Along with the creation of Subversion (Home) they also created a massive state controlled blacklisting programme only part of which – the blacklist of civil servants who were members of the CPGB - was ever revealed to the public and ordinary MPs.
Of course, it must not be forgotten that since 1953, though not part of the Home Office, the Security Service also reported directly to the Home Secretary. That has not changed since then. So that brings us to Yvette Cooper’s particularly uncomfortable position, as the current Home Secretary, in relation the UCPI.
Cooper is the commissioner of the Inquiry now, and is could well be so at its conclusion, and will need to respond to its findings, despite also being a core participant and perhaps key witness. To date the Home Office, for which she is responsible, has been a truculent and half-hearted, if not quite hostile witness. Only she can change that. and she must, do so opening up the historic files to a diligent and inquisitive official historian.

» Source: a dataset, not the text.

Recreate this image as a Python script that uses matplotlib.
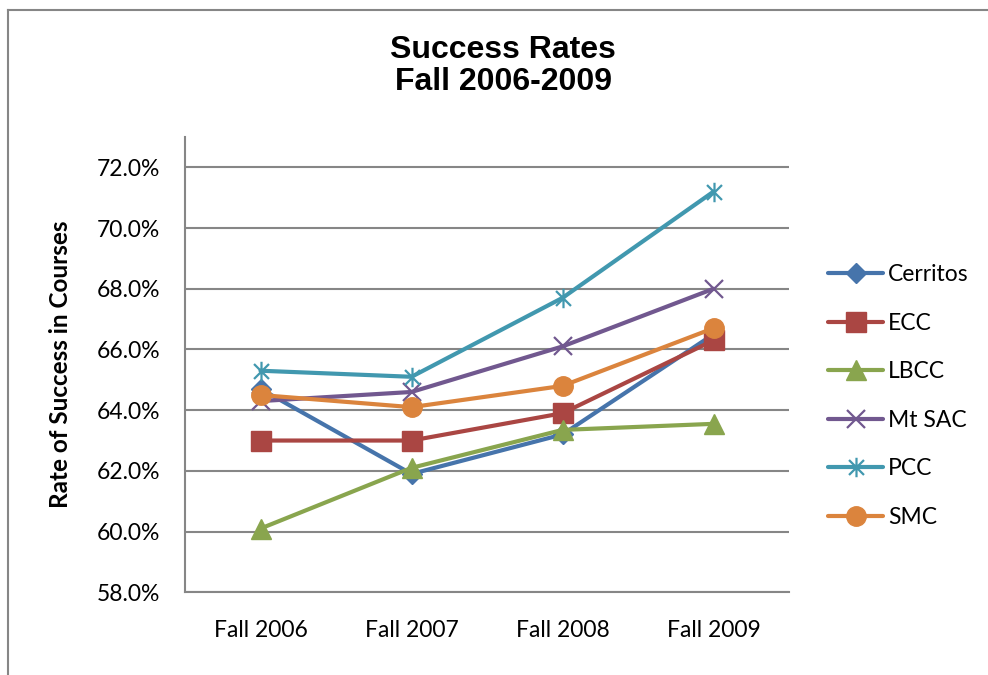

However, goodness knows what she can do with the other official participant which is responsible to her -MI5. The Security Service has been aggressive to the Met’s victims throughout and have now turned their attention on the UCPI and Chair. humiliating him by insisting that he neither confirm or deny that Trevor Morris is “Conrad King”, while insisting that he must behave as though King is not his nome de plume.
These are not intractable problems for someone who holds one of the great offices of state, but they cannot be avoided for long. If Cooper stays as home secretary until the end of the Parliament she should also get an opportunity to put in place a more accountable management structure for the Security Service. If the current incumbent, Ken McCallum, is still in place by the end of 2027 he will be the longest serving DG since Roger Hollis retired in 1965 after nine years’ service, so perhaps noteven that problem is intractable.